There are many possible outcomes to this game. One piggy might end up significantly wealthier than the other. But it’s much more *likely* or *probable* that the two piggies will contain roughly the same number of coins when the game is over, especially if there are a lot of coins. To see why, consider the following examples.

What is the chance of one piggy ending up with significantly more coins than the other? Well, if there are only four coins, there is a good chance that one piggy will get three or four of those coins: the probability is 0.625 (a 62.5% chance), to be exact.

Here’s the math: For 4 tosses, there are 2^{4} = 16 possible outcomes. Of those, 4 include 3 heads, and one includes 4 heads. Similarly, 4 include 3 tails, and 1 includes 4 tails. So a total of 10 out of 16 possible outcomes are ones in which one piggy gets at least 3 of the 4 coins.

On the other hand, if there are 100 coins, then the chance of a piggy getting a similarly disproportionate share of the money (i.e. the chance of getting ¾ or more of the coins) is extremely low: the probability is only 0.00000056 (a 0.000056% chance).

Here’s the math: For 100 tosses, there are 2^{100} = 1.27 × 10^{30} possible outcomes. Of those outcomes, how many include at least 75 heads? That’s (100 choose 100) + (100 choose 99) + (100 choose 98) + … + (100 choose 75) = 3.57 × 10^{23} outcomes with at least 75 heads. The same number of outcomes include at least 75 tails, for a total of 7.14 × 10^{23} outcomes in which one piggy gets ¾ or more of the coins. So the probability of one piggy getting ¾ or more of the coins is (7.14 × 10^{23})/( 1.27 × 10^{30}) = 5.6 × 10^{-7}

The piggy bank analogy illustrates why high-entropy conditions are far more likely to occur by chance than low-entropy ones. The possible outcomes of the coin game are analogous to possible microstates. Each coin has a 50% chance of landing in one piggy or the other, just as each molecule has a 50% chance of being in one half of the room or the other. And there are many more microstates with uniform temperature and pressure throughout a room, just as there are many more coin toss outcomes in which the two piggies get roughly the same number of coins.

Thus, higher-entropy conditions are far more likely to occur than low-entropy ones, assuming that a system’s microstates are determined at random so that any given microstate is as likely to occur as any other.
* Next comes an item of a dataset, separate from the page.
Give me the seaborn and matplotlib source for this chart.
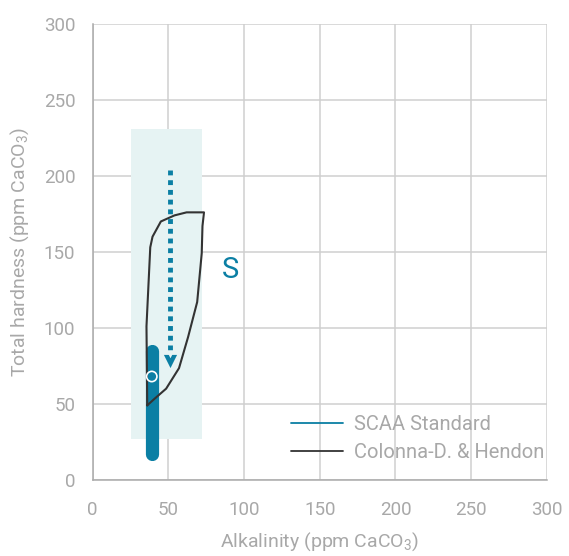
import matplotlib
matplotlib.use("Agg")
import matplotlib.pyplot as plt
import seaborn as sns
import pandas as pd
from matplotlib.lines import Line2D

# SCAA standard: target alkalinity, hardness range and target hardness
scaa_alkalinity = 39
scaa_hardness_range = [17, 85]
scaa_hardness_target = 68

# Wider acceptable zone (shaded)
zone_alkalinity = [25, 72]
zone_hardness = [27, 231]

# Colonna-Dashwood & Hendon region outline
cdh_alkalinity = [36, 35.5, 38, 39.5, 45, 54, 62, 73.5, 72.5, 72, 69, 63, 57, 48.5, 41, 36]
cdh_hardness = [49, 101, 153, 160, 170, 174, 176, 176, 167, 149, 117, 94, 73.5, 60, 53.5, 49]

# Softening arrow
arrow_alkalinity = [51, 51]
arrow_hardness = [204, 80]

ticks = [0, 50, 100, 150, 200, 250, 300]

TEAL = "#0b7fa4"
GRAY_TXT = "#a8a8a8"

sns.set_style("white")
plt.rcParams["font.family"] = ["Roboto", "DejaVu Sans"]
plt.rcParams["mathtext.fontset"] = "custom"
plt.rcParams["mathtext.rm"] = "Roboto"
plt.rcParams["mathtext.it"] = "Roboto"

fig = plt.figure(figsize=(5.69, 5.56), dpi=100)
ax = fig.add_axes([0.163, 0.137, 0.798, 0.82])

ax.fill_between(zone_alkalinity, zone_hardness[0], zone_hardness[1],
                color="#e6f3f3", lw=0, zorder=1)

cdh = pd.DataFrame({"alk": cdh_alkalinity, "hard": cdh_hardness})
sns.lineplot(data=cdh, x="alk", y="hard", sort=False, estimator=None,
             color="#333333", lw=1.5, ax=ax, zorder=4)

scaa = pd.DataFrame({"alk": [scaa_alkalinity] * 2, "hard": scaa_hardness_range})
sns.lineplot(data=scaa, x="alk", y="hard", sort=False, estimator=None,
             color=TEAL, lw=9.5, ax=ax, zorder=3,
             solid_capstyle="round")
ax.scatter([scaa_alkalinity], [scaa_hardness_target], s=55, facecolor="none",
           edgecolor="white", linewidth=1.2, zorder=5)

arr = pd.DataFrame({"alk": arrow_alkalinity, "hard": arrow_hardness})
sns.lineplot(data=arr, x="alk", y="hard", sort=False, estimator=None,
             color=TEAL, lw=3.5, ax=ax, zorder=5,
             linestyle=(0, (1.0, 1.0)), dash_capstyle="butt")
ax.scatter([arrow_alkalinity[1]], [arrow_hardness[1] - 2], marker="v", s=90,
           color=TEAL, zorder=6, linewidth=0)
ax.scatter([arrow_alkalinity[1]], [arrow_hardness[1] + 3], marker="v", s=30,
           color="#e6f3f3", zorder=6.5, linewidth=0)

ax.text(91, 138, "S", color=TEAL, fontsize=21, ha="center", va="center")

ax.set_xlim(0, 300)
ax.set_ylim(0, 300)
ax.set_xticks(ticks)
ax.set_yticks(ticks)
ax.grid(True, color="#cfcfcf", lw=1.1, zorder=0)
ax.set_axisbelow(True)
for s in ["top", "right"]:
    ax.spines[s].set_visible(False)
for s in ["left", "bottom"]:
    ax.spines[s].set_color("#aaaaaa")
    ax.spines[s].set_linewidth(1.1)
ax.tick_params(direction="inout", length=11, width=1.1, color="#aaaaaa",
               labelcolor=GRAY_TXT, labelsize=13.5)
ax.tick_params(axis="x", pad=10)
ax.tick_params(axis="y", pad=7)

ax.set_xlabel(r"Alkalinity (ppm CaCO$_3$)", color=GRAY_TXT, fontsize=14,
              labelpad=8)
ax.set_ylabel(r"Total hardness (ppm CaCO$_3$)", color=GRAY_TXT, fontsize=14,
              labelpad=9)

handles = [Line2D([], [], color=TEAL, lw=1.3), Line2D([], [], color="#333333", lw=1.3)]
leg = ax.legend(handles, ["SCAA Standard", "Colonna-D. & Hendon"], loc="lower right",
                frameon=False, fontsize=14.5, handlelength=2.6, handletextpad=0.55,
                labelspacing=0.45, bbox_to_anchor=(1.035, 0.0))
for t in leg.get_texts():
    t.set_color(GRAY_TXT)

fig.savefig("out.png", dpi=100)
Equilibrium is the most probable condition of all, because an overwhelming majority of the possible microstates correspond to the equilibrium condition. That explains why systems tend to evolve toward equilibrium, and why they stay in equilibrium unless disturbed by other systems.

The piggy bank analogy also illustrates a rather surprising fact: it is possible for the second law to be violated! Technically, there is a small chance that the air molecules in a room could all bounce to the left side at the same time—just as there is a small chance that one piggy could get all the money. Of course, the probability of that happening is unfathomably low. Increasing the number of particles (or by analogy, the number of coins) drastically reduces the probability. The greater the number of particles, the lower the probability. Macroscopic systems contain billions upon billions of molecules, so the probability of a low-entropy condition occurring by chance is so close to zero that it just doesn’t happen. But it is possible nonetheless.